#### [DESCRIPTION OF THE TASK]
Do not copy the pictures. Write out the lines from the start of the entries through the line containing "from matplotlib.cm import ScalarMappable".

#### [TASK INPUTS]
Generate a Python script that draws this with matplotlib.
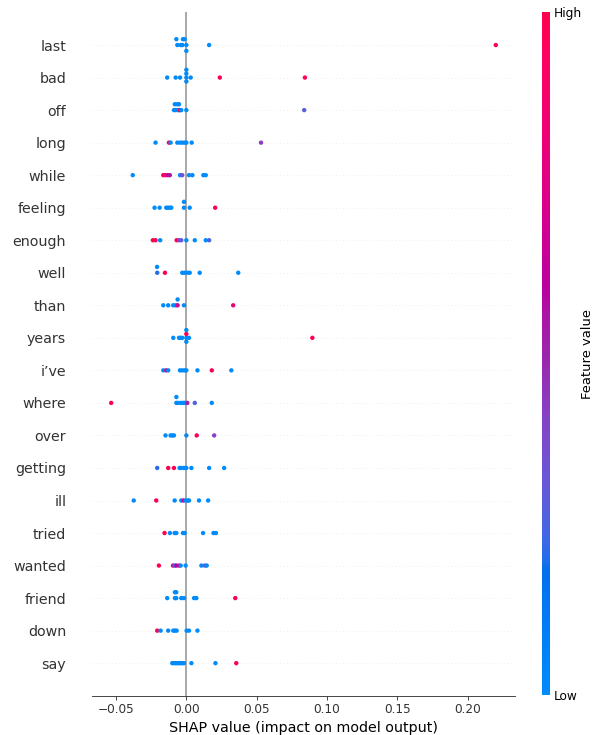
import numpy as np
import matplotlib
matplotlib.use("Agg")
import matplotlib.pyplot as plt
from matplotlib.colors import LinearSegmentedColormap
from matplotlib.cm import ScalarMappable

# ---------------- data ----------------
features = ["last", "bad", "off", "long", "while", "feeling", "enough", "well",
            "than", "years", "i\u2019ve", "where", "over", "getting", "ill",
            "tried", "wanted", "friend", "down", "say"]

# SHAP values (x1000 for readability, scaled below)
shap_last = [-6.4, -7.1, -4.0, -2.8, -2.4, 0.0, -1.2, 0.0, 16.2, 220.0]
fv_last = [0, 0, 0, 0, 0, 0, 0, 0, 0, 1]
shap_bad = [-13.6, -7.6, -4.5, 0.0, 0.0, 0.0, 0.0, 3.1, 23.8, 84.3]
fv_bad = [0, 0, 0, 0, 0, 0, 0, 0, 1, 1]
shap_off = [-8.8, -7.6, -8.2, -6.0, -6.4, -5.0, -5.2, -4.5, -3.6, 0.0, 83.8]
fv_off = [0, 0, 0, 0, 0, 0, 0, 1, 0, 0, 0.28]
shap_long = [-21.9, -12.4, -11.2, -6.4, -4.5, -2.9, -1.2, 0.0, 3.8, 53.1]
fv_long = [0, 1, 0, 0, 0, 0, 0, 0, 0, 0.42]
shap_while = [-38.1, -16.4, -14.8, -13.1, -11.7, -4.5, -2.9, 1.9, 4.3, 12.1, 13.8]
fv_while = [0, 1, 0.85, 0.65, 0.55, 0, 0.35, 0, 0, 0, 0]
shap_feeling = [-22.6, -19.0, -14.3, -13.1, -11.7, -10.7, -1.7, -1.7, 2.4, 20.5]
fv_feeling = [0, 0, 0, 0, 0, 0, 0, 0, 0, 1]
shap_enough = [-23.8, -21.9, -18.6, -6.9, -5.2, -3.6, 0.0, 6.0, 13.8, 16.2]
fv_enough = [1, 1, 0, 1, 0.4, 0.3, 0, 0, 0, 0.25]
shap_well = [-20.7, -20.8, -15.2, -2.9, -1.2, 0.7, 2.4, 9.5, 36.9]
fv_well = [0.2, 0, 1, 0, 0, 0, 0, 0, 0]
shap_than = [-16.4, -12.9, -9.3, -7.6, -6.2, -6.2, -1.7, 33.3]
fv_than = [0, 0, 0, 0, 0.7, 0, 0, 0.85]
shap_years = [-9.3, -5.2, -4.0, -2.9, 0.0, 0.0, 0.0, 0.0, 1.9, 89.6]
fv_years = [0, 0, 0, 0, 0, 1, 0, 0, 0, 1]
shap_ive = [-16.4, -14.3, -12.9, -4.5, -2.9, -1.2, 0.0, 7.9, 18.1, 32.0]
fv_ive = [0, 0.8, 0, 0, 0, 0, 0, 0, 1, 0]
shap_where = [-53.4, -7.1, -7.1, -6.0, -4.0, -2.4, -1.2, 0.7, 6.0, 18.1]
fv_where = [1, 0, 0, 0, 0, 0, 0, 0.5, 0.25, 0]
shap_over = [-14.8, -11.2, -10.0, -8.8, 0.0, 7.4, 19.8]
fv_over = [0, 0, 0, 0, 0, 1, 0.4]
shap_getting = [-20.7, -12.9, -8.8, -4.8, -3.6, -1.7, 0.0, 3.6, 16.2, 26.9]
fv_getting = [0.2, 1, 1, 0, 0, 0, 0, 0, 0, 0]
shap_ill = [-37.4, -21.4, -8.3, -3.6, -2.0, -0.5, 1.0, 1.9, 9.0, 15.5]
fv_ill = [0, 1, 0, 0, 0.7, 0, 0, 0, 0, 0]
shap_tried = [-15.5, -11.7, -8.3, -7.1, -2.4, -1.2, 11.9, 19.3, 21.0]
fv_tried = [1, 0, 0, 0, 0, 0, 0, 0, 0]
shap_wanted = [-19.5, -9.5, -8.3, -7.1, -5.2, -4.0, -0.5, 10.7, 13.1, 14.5]
fv_wanted = [1, 0.8, 0, 0.6, 0.75, 0, 0, 0, 0.3, 0]
shap_friend = [-13.6, -8.1, -8.1, -7.2, -7.2, -3.6, -1.7, 5.5, 7.1, 34.8]
fv_friend = [0, 0, 0, 0, 0, 0, 0, 0, 0, 1]
shap_down = [-20.7, -18.3, -12.9, -9.3, -8.1, -6.9, 0.2, 1.9, 7.9]
fv_down = [1, 0, 0, 0, 0, 0, 0, 0, 0]
shap_say = [-10.0, -8.8, -7.6, -6.4, -5.2, -4.0, -2.9, -1.7, 3.6, 20.7, 35.5]
fv_say = [0, 0, 0, 0, 0, 0, 0, 0, 0, 0, 1]

shap_rows = [shap_last, shap_bad, shap_off, shap_long, shap_while, shap_feeling,
             shap_enough, shap_well, shap_than, shap_years, shap_ive, shap_where,
             shap_over, shap_getting, shap_ill, shap_tried, shap_wanted,
             shap_friend, shap_down, shap_say]
fv_rows = [fv_last, fv_bad, fv_off, fv_long, fv_while, fv_feeling, fv_enough,
           fv_well, fv_than, fv_years, fv_ive, fv_where, fv_over, fv_getting,
           fv_ill, fv_tried, fv_wanted, fv_friend, fv_down, fv_say]

# ---------------- shap red_blue colormap (LCH interpolation) ----------------
def lch2rgb(l, c, h):
    a = c * np.cos(h)
    b = c * np.sin(h)
    fy = (l + 16.0) / 116.0
    fx = fy + a / 500.0
    fz = fy - b / 200.0
    def finv(t):
        return t ** 3 if t ** 3 > 0.008856 else (t - 16.0 / 116.0) / 7.787
    X = 0.95047 * finv(fx)
    Y = 1.0 * finv(fy)
    Z = 1.08883 * finv(fz)
    M = np.array([[3.2404542, -1.5371385, -0.4985314],
                  [-0.9692660, 1.8760108, 0.0415560],
                  [0.0556434, -0.2040259, 1.0572252]])
    rgb = M @ np.array([X, Y, Z])
    out = []
    for v in rgb:
        v = 1.055 * v ** (1 / 2.4) - 0.055 if v > 0.0031308 else 12.92 * v
        out.append(min(max(v, 0.0), 1.0))
    return out

blue_lch = [54., 70., 4.6588]
l_mid = 40.
red_lch = [54., 90., 0.35470565 + 2 * np.pi]
nsteps = 100
l_vals = list(np.linspace(blue_lch[0], l_mid, nsteps // 2)) + \
    list(np.linspace(l_mid, red_lch[0], nsteps // 2))
c_vals = np.linspace(blue_lch[1], red_lch[1], nsteps)
h_vals = np.linspace(blue_lch[2], red_lch[2], nsteps)
cols = [lch2rgb(l, c, h) for l, c, h in zip(l_vals, c_vals, h_vals)]
red_blue = LinearSegmentedColormap.from_list("red_blue", cols)

# ---------------- beeswarm offsets (shap algorithm) ----------------
row_height = 0.4

def swarm(vals, nbins=100):
    vals = np.asarray(vals, float)
    quant = np.round(nbins * (vals - vals.min()) / (vals.max() - vals.min() + 1e-8))
    inds = np.argsort(quant, kind="stable")
    layer = 0
    last_bin = -1
    ys = np.zeros(len(vals))
    for ind in inds:
        if quant[ind] != last_bin:
            layer = 0
        ys[ind] = np.ceil(layer / 2) * ((layer % 2) * 2 - 1)
        layer += 1
        last_bin = quant[ind]
    ys *= 0.9 * (row_height / np.max(ys + 1))
    return ys

# ---------------- plot ----------------
k = 1.055  # scale factor for text / marker sizes
W, H = 602, 735
fig = plt.figure(figsize=(W / 75, H / 75), dpi=75)
ax = fig.add_axes([92 / W, 1 - 695.7 / H, 423 / W, 683.2 / H])

axis_color = "#333333"
ax.axvline(x=0, color="#999999", zorder=-1, lw=1.5 * k)
nf = len(features)
for i, (name, sv, fv) in enumerate(zip(features, shap_rows, fv_rows)):
    pos = nf - 1 - i
    ax.axhline(y=pos, color="#cccccc", lw=0.5 * k, dashes=(1, 5), zorder=-1)
    vals = np.array(sv) / 1000.0
    ys = swarm(vals)
    ax.scatter(vals, pos + ys, c=fv, cmap=red_blue, vmin=0, vmax=1, s=16 * k * k,
               linewidth=0, alpha=1, zorder=3)

ax.set_ylim(-1, nf)
ax.set_yticks(range(nf))
ax.set_yticklabels(features[::-1], fontsize=13 * k)
ax.xaxis.set_ticks_position("bottom")
ax.yaxis.set_ticks_position("none")
for s in ["right", "top", "left"]:
    ax.spines[s].set_visible(False)
ax.spines["bottom"].set_color(axis_color)
ax.spines["bottom"].set_linewidth(0.8 * k)
ax.tick_params(color=axis_color, labelcolor=axis_color)
ax.tick_params("y", length=20 * k, width=0.5, which="major", pad=3.5 * k)
ax.tick_params("x", labelsize=11 * k, length=3.5 * k, width=0.8 * k, pad=3.5 * k)
ax.set_xlabel("SHAP value (impact on model output)", fontsize=13 * k, labelpad=4 * k)

cax = fig.add_axes([541.5 / W, 1 - 695 / H, 8 / W, 683 / H])
sm = ScalarMappable(cmap=red_blue)
sm.set_array([0, 1])
cb = fig.colorbar(sm, cax=cax, ticks=[0, 1])
cb.set_ticklabels(["Low", "High"])
cb.set_label("Feature value", size=12 * k, labelpad=0)
cb.ax.tick_params(labelsize=11 * k, length=0, pad=3.5 * k)
cb.outline.set_visible(False)

fig.savefig("out.png", dpi=75)
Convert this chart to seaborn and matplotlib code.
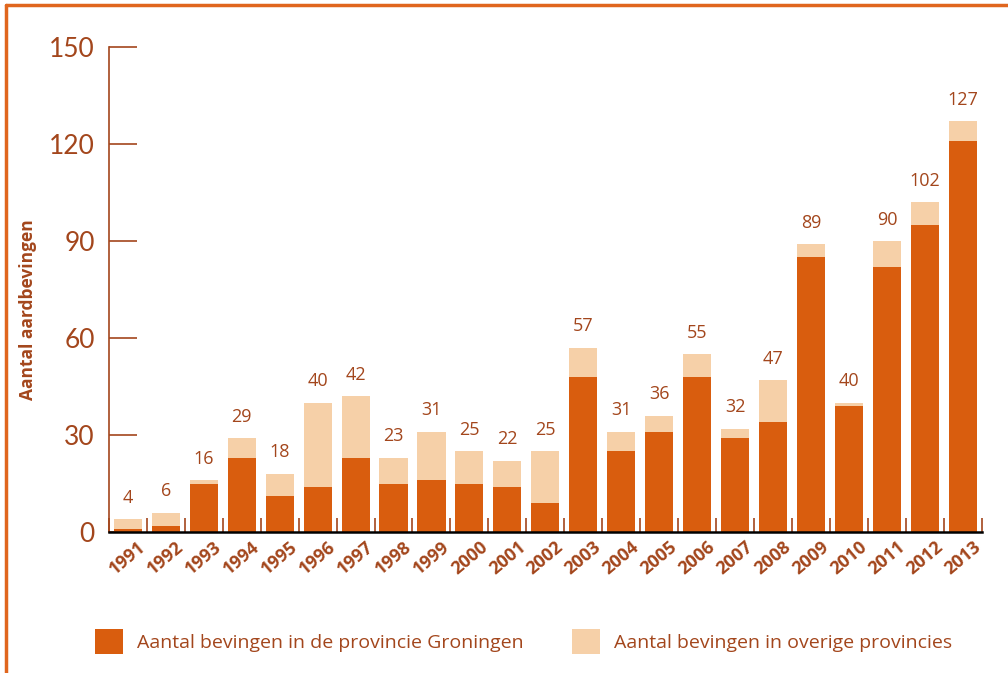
import pandas as pd
import matplotlib.pyplot as plt
import seaborn as sns
from matplotlib.lines import Line2D
from matplotlib.patches import Patch

# data
years = [str(y) for y in range(1991, 2014)]
totaal = [4, 6, 16, 29, 18, 40, 42, 23, 31, 25, 22, 25, 57,
          31, 36, 55, 32, 47, 89, 40, 90, 102, 127]
groningen = [1, 2, 15, 23, 11, 14, 23, 15, 16, 15, 14, 9, 48,
             25, 31, 48, 29, 34, 85, 39, 82, 95, 121]

df = pd.DataFrame({"jaar": years, "totaal": totaal, "groningen": groningen})

dark = "#D95D0E"
light = "#F6D0A8"
brown = "#A3461C"
border = "#E0661E"

sns.set_style("white")
plt.rcParams["font.family"] = ["Open Sans", "DejaVu Sans"]

fig = plt.figure(figsize=(10.08, 6.73), dpi=100)
ax = fig.add_axes([0.108, 0.2095, 0.866, 0.7205])

sns.barplot(data=df, x="jaar", y="totaal", color=light, width=0.74,
            saturation=1, linewidth=0, ax=ax)
sns.barplot(data=df, x="jaar", y="groningen", color=dark, width=0.74,
            saturation=1, linewidth=0, ax=ax)

# totals above bars
for i, v in enumerate(totaal):
    ax.annotate(str(v), (i, v), xytext=(0, 9), textcoords="offset points",
                ha="center", va="bottom", fontsize=13, color=brown)

ax.set_xlim(-0.5, 22.5)
ax.set_ylim(0, 150)
ax.set_yticks([0, 30, 60, 90, 120, 150])
ax.set_yticklabels(["0", "30", "60", "90", "120", "150"], fontsize=19,
                   color=brown, fontfamily="Lato")
ax.tick_params(axis="y", left=True, direction="in", length=20, width=1.2,
               color=brown, pad=10)
ax.set_xlabel("")
ax.set_ylabel("Aantal aardbevingen", fontsize=12.5, fontweight="bold",
              color=brown)
ax.yaxis.set_label_coords(-0.082, 0.458)

ax.set_xticks(range(len(years)))
ax.set_xticklabels(years, rotation=40, ha="center", va="top", fontsize=13,
                   fontweight="bold", color=brown)
ax.tick_params(axis="x", length=0, pad=4)
ax.set_xticks([i - 0.5 for i in range(len(years) + 1)], minor=True)
ax.tick_params(axis="x", which="minor", direction="in", length=10,
               width=1.2, color=brown, bottom=True)

for s in ["top", "right"]:
    ax.spines[s].set_visible(False)
ax.spines["left"].set_color(brown)
ax.spines["left"].set_linewidth(1.2)
ax.spines["bottom"].set_color("black")
ax.spines["bottom"].set_linewidth(1.8)

# legend
handles = [Patch(facecolor=dark, edgecolor="none",
                 label="Aantal bevingen in de provincie Groningen"),
           Patch(facecolor=light, edgecolor="none",
                 label="Aantal bevingen in overige provincies")]
leg = fig.legend(handles=handles, loc="center left",
                 bbox_to_anchor=(0.077, 0.047), ncol=2, frameon=False,
                 fontsize=14, handlelength=1.45, handleheight=1.6,
                 handletextpad=0.7, columnspacing=2.5)
for t in leg.get_texts():
    t.set_color(brown)

# orange frame (top and left)
fig.add_artist(Line2D([0.006, 0.006], [0.0, 0.993], color=border, lw=2.5,
                      transform=fig.transFigure))
fig.add_artist(Line2D([0.006, 1.0], [0.993, 0.993], color=border, lw=2.5,
                      transform=fig.transFigure))

fig.savefig("out.png", dpi=100)
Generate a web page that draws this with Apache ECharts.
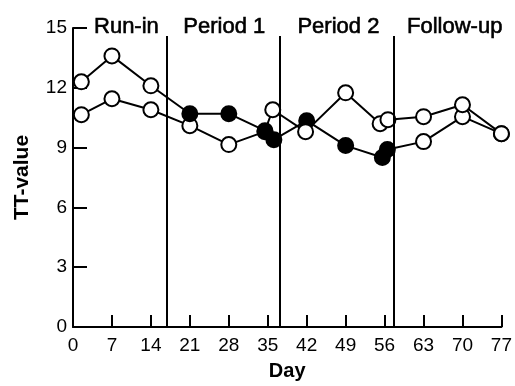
<!DOCTYPE html>
<html lang="en">
<head>
    <meta charset="UTF-8">
    <title>TT-value by day</title>
    <script src="https://cdn.jsdelivr.net/npm/echarts@6.0.0/dist/echarts.min.js"></script>
    <style>
        body { margin: 0; background: #fff; }
    </style>
</head>
<body>
    <div id="main" style="width: 515px;height:386px;"></div>

    <script>
        // group A: treated in period 1 (filled = on drug)
        var daysA = [1.5, 7, 14, 21, 28, 34.5, 35.9, 41.8, 49, 55.2, 56.6, 63, 70, 77];
        var ttA = [12.3, 13.6, 12.1, 10.7, 10.7, 9.85, 10.9, 9.8, 11.75, 10.2, 10.4, 10.55, 11.15, 9.7];
        var drugA = [0, 0, 0, 1, 1, 1, 0, 0, 0, 0, 0, 0, 0, 0];
        // group B: treated in period 2
        var daysB = [1.5, 7, 14, 21, 28, 34.5, 36.1, 42, 49, 55.6, 56.5, 63, 70, 77];
        var ttB = [10.65, 11.45, 10.9, 10.1, 9.15, 9.8, 9.4, 10.35, 9.1, 8.5, 8.9, 9.3, 10.55, 9.7];
        var drugB = [0, 0, 0, 0, 0, 0, 1, 1, 1, 1, 1, 0, 0, 0];

        // period boundaries (days) and label positions
        var bounds = [16.8, 37.2, 57.7];
        var periodNames = ['Run-in', 'Period 1', 'Period 2', 'Follow-up'];
        var periodLabelX = [9.6, 27.2, 47.7, 68.6];

        var font = 'Liberation Sans, Arial, Helvetica, sans-serif';

        function points(days, vals, drug) {
            return days.map(function (d, i) {
                var p = { value: [d, vals[i]] };
                if (drug[i]) p.itemStyle = { color: '#000' };
                return p;
            });
        }

        var baseSeries = {
            type: 'line',
            symbol: 'circle',
            symbolSize: 15,
            lineStyle: { color: '#000', width: 2 },
            itemStyle: { color: '#fff', borderColor: '#000', borderWidth: 2 },
            emphasis: { disabled: true },
            silent: true
        };

        var myChart = echarts.init(document.getElementById('main'));
        var option = {
            animation: false,
            backgroundColor: '#fff',
            grid: { left: 73, right: 9, top: 28, bottom: 58 },
            xAxis: {
                type: 'value',
                min: 0,
                max: 77,
                interval: 7,
                name: 'Day',
                nameLocation: 'middle',
                nameGap: 34,
                nameTextStyle: { fontFamily: font, fontSize: 20, fontWeight: 'bold', color: '#000' },
                axisLine: { lineStyle: { color: '#000', width: 2 } },
                axisTick: { inside: true, length: 12, lineStyle: { color: '#000', width: 2 } },
                axisLabel: { fontFamily: font, fontSize: 19, color: '#000', margin: 9 },
                splitLine: { show: false }
            },
            yAxis: {
                type: 'value',
                min: 0,
                max: 15,
                interval: 3,
                name: 'TT-value',
                nameLocation: 'middle',
                nameRotate: 90,
                nameGap: 40,
                nameTextStyle: { fontFamily: font, fontSize: 21, fontWeight: 'bold', color: '#000' },
                axisLine: { show: true, lineStyle: { color: '#000', width: 2 } },
                axisTick: { show: true, inside: true, length: 14, lineStyle: { color: '#000', width: 2 } },
                axisLabel: { fontFamily: font, fontSize: 19, color: '#000', margin: 6 },
                splitLine: { show: false }
            },
            series: [
                Object.assign({}, baseSeries, {
                    z: 2,
                    data: points(daysB, ttB, drugB)
                }),
                Object.assign({}, baseSeries, {
                    z: 3,
                    data: points(daysA, ttA, drugA),
                    markLine: {
                        silent: true,
                        symbol: 'none',
                        label: { show: false },
                        lineStyle: { color: '#000', width: 2, type: 'solid' },
                        data: bounds.map(function (b) {
                            return [{ coord: [b, 0] }, { coord: [b, 14.6] }];
                        })
                    },
                    markPoint: {
                        silent: true,
                        symbol: 'rect',
                        symbolSize: 2,
                        itemStyle: { color: 'rgba(255,255,255,0)', borderWidth: 0 },
                        label: {
                            show: true,
                            position: 'inside',
                            offset: [0, -1],
                            formatter: '{b}',
                            fontFamily: font,
                            fontSize: 22,
                            color: '#000',
                            textBorderColor: '#000',
                            textBorderWidth: 0.6
                        },
                        data: periodNames.map(function (n, i) {
                            return { name: n, coord: [periodLabelX[i], 15] };
                        })
                    }
                })
            ]
        };

        myChart.setOption(option);
    </script>
</body>
</html>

#### [RESULT OF THIS EXERCISE]
Generate a Python script that draws this with matplotlib.
import numpy as np
import matplotlib
matplotlib.use("Agg")
import matplotlib.pyplot as plt
from matplotlib.colors import LinearSegmentedColormap
from matplotlib.cm import ScalarMappable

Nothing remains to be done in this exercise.